Copy the data that follows, character for character, minus the pictures.

/---

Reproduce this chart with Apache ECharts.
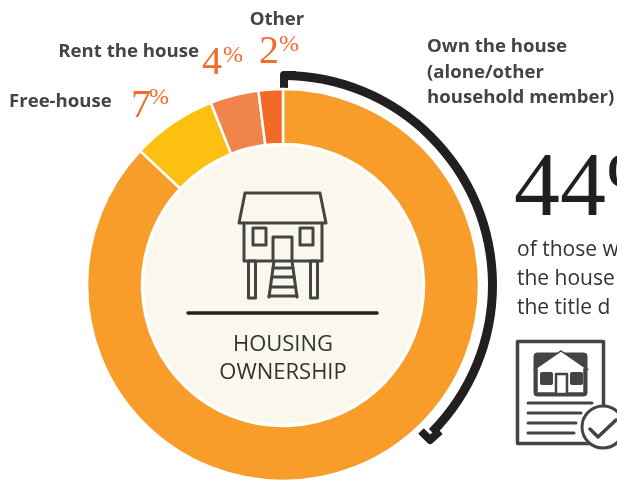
<!DOCTYPE html>
<html><head><meta charset="utf-8">
<style>html,body{margin:0;padding:0;background:#fff;overflow:hidden}#c{width:617px;height:481px}</style>
<script src="https://cdn.jsdelivr.net/npm/echarts@6/dist/echarts.min.js"></script>
</head><body><div id="c"></div>
<script>
const categories = ['Own the house (alone/other household member)', 'Free-house', 'Rent the house', 'Other'];
const shares = [87, 7, 4, 2];
const sliceColors = ['#f99d2a', '#fdc010', '#f0844a', '#f36a27'];
const bracketShares = [37.4, 62.6];
const cx = 283, cy = 285;
const dark = '#444444', ink = '#231f20', accent = '#f26a2e';
const labelFont = '"Open Sans"', bodyFont = '"Open Sans"', serif = '"Liberation Serif"';

function text(x, baseline, str, size, color, family, weight, align) {
  return {type:'text', silent:true, style:{x, y:baseline-0.8*size, text:str, fontSize:size, fill:color, fontFamily:family,
    fontWeight:weight||'normal', align:align||'left', verticalAlign:'top'}};
}
function line(pts, w, color, close) {
  return {type:close?'polygon':'polyline', silent:true, shape:{points:pts},
    style:{stroke:color||dark, lineWidth:w, fill:close?'none':null, lineJoin:'round', lineCap:'round'}};
}
function box(x,y,w,h,fill,stroke,lw,r){
  return {type:'rect', silent:true, shape:{x,y,width:w,height:h,r:r||0}, style:{fill:fill||'none', stroke:stroke||null, lineWidth:lw||0, lineJoin:'round'}};
}

const labelSize = 18.6;
const labels = [
  text(277,25,'Other',labelSize,dark,labelFont,'bold','center'),
  text(199,57,'Rent the house',labelSize,dark,labelFont,'bold','right'),
  text(9,107,'Free-house',labelSize,dark,labelFont,'bold'),
  text(427,52,'Own the house',labelSize,dark,labelFont,'bold'),
  text(427,78,'(alone/other',labelSize,dark,labelFont,'bold'),
  text(427,103,'household member)',labelSize,dark,labelFont,'bold'),
  text(259,64,String(shares[3]),40,accent,serif),
  text(279,52,'%',24,accent,serif),
  text(202,75,String(shares[2]),40,accent,serif),
  text(223,63,'%',24,accent,serif),
  text(131,118,String(shares[1]),40,accent,serif),
  text(149,105,'%',24,accent,serif),
  text(514,218,'44%',92,ink,serif),
  text(517,256,'of those w',21,'#333',bodyFont),
  text(517,285,'the house',21,'#333',bodyFont),
  text(517,314,'the title d',21,'#333',bodyFont),
  text(cx,351,'HOUSING',22,'#333',bodyFont,'normal','center'),
  text(cx,379,'OWNERSHIP',22,'#333',bodyFont,'normal','center')
];

const center = [
  {type:'circle', silent:true, z:-1, shape:{cx,cy,r:139}, style:{fill:'#faf8ec'}},
  line([[188,313],[377,313]],3.5,ink)
];

const houseIcon = [
  line([[245,193],[320,193],[326,223],[239,223]],3,dark,true),
  line([[244,223],[244,261],[322,261],[322,223]],3,dark),
  box(253,228,13,17,null,dark,3),
  box(300,228,13,17,null,dark,3),
  line([[273,261],[273,237],[292,237],[292,261]],3,dark),
  box(248.5,261,7,37,null,dark,3),
  box(310.5,261,7,37,null,dark,3),
  line([[274,261],[269,297]],3,dark),
  line([[292,261],[297,297]],3,dark),
  line([[273,268],[293,268]],3,dark),
  line([[272,277],[294,277]],3,dark),
  line([[271,287],[295,287]],3,dark),
  line([[269,296],[297,296]],3,dark)
];

const docIcon = [
  box(517.5,341.5,86,102,'#fff',dark,3.5),
  box(534,353,53,43,dark,dark,1,3),
  {type:'polygon',silent:true,shape:{points:[[561,351],[587,369],[584,369],[584,393],[537,393],[537,369],[535,369]]},style:{fill:'#fff',stroke:dark,lineWidth:1.5}},
  box(540,372,13,13,dark,null,0,2),
  box(570,372,13,13,dark,null,0,2),
  box(556,374,11,20,'#fff',dark,2.5),
  line([[528,403],[592,403]],3,dark),
  line([[528,413],[581,413]],3,dark),
  line([[528,423],[576,423]],3,dark),
  line([[528,433],[574,433]],3,dark),
  {type:'circle',silent:true,shape:{cx:603,cy:427,r:21},style:{fill:'#fff',stroke:dark,lineWidth:3}},
  line([[590,429],[598,437],[616,420]],3.5,dark)
];

const hooks = [
  {type:'polyline',silent:true,shape:{points:[[284,88],[284,75],[296,75]]},style:{stroke:ink,lineWidth:8,fill:null,lineJoin:'round'}},
  {type:'polyline',silent:true,shape:{points:[[421,431],[430,440],[440,431]]},style:{stroke:ink,lineWidth:8,fill:null,lineJoin:'round'}}
];

const chart = echarts.init(document.getElementById('c'), null, {renderer:'canvas'});
chart.setOption({
  animation:false,
  backgroundColor:'#fff',
  graphic:{elements:[...center,...labels,...houseIcon,...docIcon,...hooks]},
  series:[
    {type:'pie', center:[cx,cy], radius:[141,196], startAngle:90, clockwise:true, silent:true,
     label:{show:false}, labelLine:{show:false},
     itemStyle:{borderColor:'#fff', borderWidth:2.5},
     data:categories.map((name,i)=>({name,value:shares[i],itemStyle:{color:sliceColors[i]}}))},
    {type:'pie', center:[cx,cy], radius:[205,214], startAngle:90, clockwise:true, silent:true,
     label:{show:false}, labelLine:{show:false},
     data:[{value:bracketShares[0],itemStyle:{color:ink}},{value:bracketShares[1],itemStyle:{color:'rgba(0,0,0,0)'}}]}
  ]
});
</script></body></html>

\---

The output:
Reproduce this chart with Apache ECharts.
<!DOCTYPE html>
<html><head><meta charset="utf-8">
<style>html,body{margin:0;padding:0;background:#fff;overflow:hidden}#c{width:617px;height:481px}</style>
<script src="https://cdn.jsdelivr.net/npm/echarts@6/dist/echarts.min.js"></script>
</head><body><div id="c"></div>
<script>
const categories = ['Own the house (alone/other household member)', 'Free-house', 'Rent the house', 'Other'];
const shares = [87, 7, 4, 2];
const sliceColors = ['#f99d2a', '#fdc010', '#f0844a', '#f36a27'];
const bracketShares = [37.4, 62.6];
const cx = 283, cy = 285;
const dark = '#444444', ink = '#231f20', accent = '#f26a2e';
const labelFont = '"Open Sans"', bodyFont = '"Open Sans"', serif = '"Liberation Serif"';

function text(x, baseline, str, size, color, family, weight, align) {
  return {type:'text', silent:true, style:{x, y:baseline-0.8*size, text:str, fontSize:size, fill:color, fontFamily:family,
    fontWeight:weight||'normal', align:align||'left', verticalAlign:'top'}};
}
function line(pts, w, color, close) {
  return {type:close?'polygon':'polyline', silent:true, shape:{points:pts},
    style:{stroke:color||dark, lineWidth:w, fill:close?'none':null, lineJoin:'round', lineCap:'round'}};
}
function box(x,y,w,h,fill,stroke,lw,r){
  return {type:'rect', silent:true, shape:{x,y,width:w,height:h,r:r||0}, style:{fill:fill||'none', stroke:stroke||null, lineWidth:lw||0, lineJoin:'round'}};
}

const labelSize = 18.6;
const labels = [
  text(277,25,'Other',labelSize,dark,labelFont,'bold','center'),
  text(199,57,'Rent the house',labelSize,dark,labelFont,'bold','right'),
  text(9,107,'Free-house',labelSize,dark,labelFont,'bold'),
  text(427,52,'Own the house',labelSize,dark,labelFont,'bold'),
  text(427,78,'(alone/other',labelSize,dark,labelFont,'bold'),
  text(427,103,'household member)',labelSize,dark,labelFont,'bold'),
  text(259,64,String(shares[3]),40,accent,serif),
  text(279,52,'%',24,accent,serif),
  text(202,75,String(shares[2]),40,accent,serif),
  text(223,63,'%',24,accent,serif),
  text(131,118,String(shares[1]),40,accent,serif),
  text(149,105,'%',24,accent,serif),
  text(514,218,'44%',92,ink,serif),
  text(517,256,'of those w',21,'#333',bodyFont),
  text(517,285,'the house',21,'#333',bodyFont),
  text(517,314,'the title d',21,'#333',bodyFont),
  text(cx,351,'HOUSING',22,'#333',bodyFont,'normal','center'),
  text(cx,379,'OWNERSHIP',22,'#333',bodyFont,'normal','center')
];

const center = [
  {type:'circle', silent:true, z:-1, shape:{cx,cy,r:139}, style:{fill:'#faf8ec'}},
  line([[188,313],[377,313]],3.5,ink)
];

const houseIcon = [
  line([[245,193],[320,193],[326,223],[239,223]],3,dark,true),
  line([[244,223],[244,261],[322,261],[322,223]],3,dark),
  box(253,228,13,17,null,dark,3),
  box(300,228,13,17,null,dark,3),
  line([[273,261],[273,237],[292,237],[292,261]],3,dark),
  box(248.5,261,7,37,null,dark,3),
  box(310.5,261,7,37,null,dark,3),
  line([[274,261],[269,297]],3,dark),
  line([[292,261],[297,297]],3,dark),
  line([[273,268],[293,268]],3,dark),
  line([[272,277],[294,277]],3,dark),
  line([[271,287],[295,287]],3,dark),
  line([[269,296],[297,296]],3,dark)
];

const docIcon = [
  box(517.5,341.5,86,102,'#fff',dark,3.5),
  box(534,353,53,43,dark,dark,1,3),
  {type:'polygon',silent:true,shape:{points:[[561,351],[587,369],[584,369],[584,393],[537,393],[537,369],[535,369]]},style:{fill:'#fff',stroke:dark,lineWidth:1.5}},
  box(540,372,13,13,dark,null,0,2),
  box(570,372,13,13,dark,null,0,2),
  box(556,374,11,20,'#fff',dark,2.5),
  line([[528,403],[592,403]],3,dark),
  line([[528,413],[581,413]],3,dark),
  line([[528,423],[576,423]],3,dark),
  line([[528,433],[574,433]],3,dark),
  {type:'circle',silent:true,shape:{cx:603,cy:427,r:21},style:{fill:'#fff',stroke:dark,lineWidth:3}},
  line([[590,429],[598,437],[616,420]],3.5,dark)
];

const hooks = [
  {type:'polyline',silent:true,shape:{points:[[284,88],[284,75],[296,75]]},style:{stroke:ink,lineWidth:8,fill:null,lineJoin:'round'}},
  {type:'polyline',silent:true,shape:{points:[[421,431],[430,440],[440,431]]},style:{stroke:ink,lineWidth:8,fill:null,lineJoin:'round'}}
];

const chart = echarts.init(document.getElementById('c'), null, {renderer:'canvas'});
chart.setOption({
  animation:false,
  backgroundColor:'#fff',
  graphic:{elements:[...center,...labels,...houseIcon,...docIcon,...hooks]},
  series:[
    {type:'pie', center:[cx,cy], radius:[141,196], startAngle:90, clockwise:true, silent:true,
     label:{show:false}, labelLine:{show:false},
     itemStyle:{borderColor:'#fff', borderWidth:2.5},
     data:categories.map((name,i)=>({name,value:shares[i],itemStyle:{color:sliceColors[i]}}))},
    {type:'pie', center:[cx,cy], radius:[205,214], startAngle:90, clockwise:true, silent:true,
     label:{show:false}, labelLine:{show:false},
     data:[{value:bracketShares[0],itemStyle:{color:ink}},{value:bracketShares[1],itemStyle:{color:'rgba(0,0,0,0)'}}]}
  ]
});
</script></body></html>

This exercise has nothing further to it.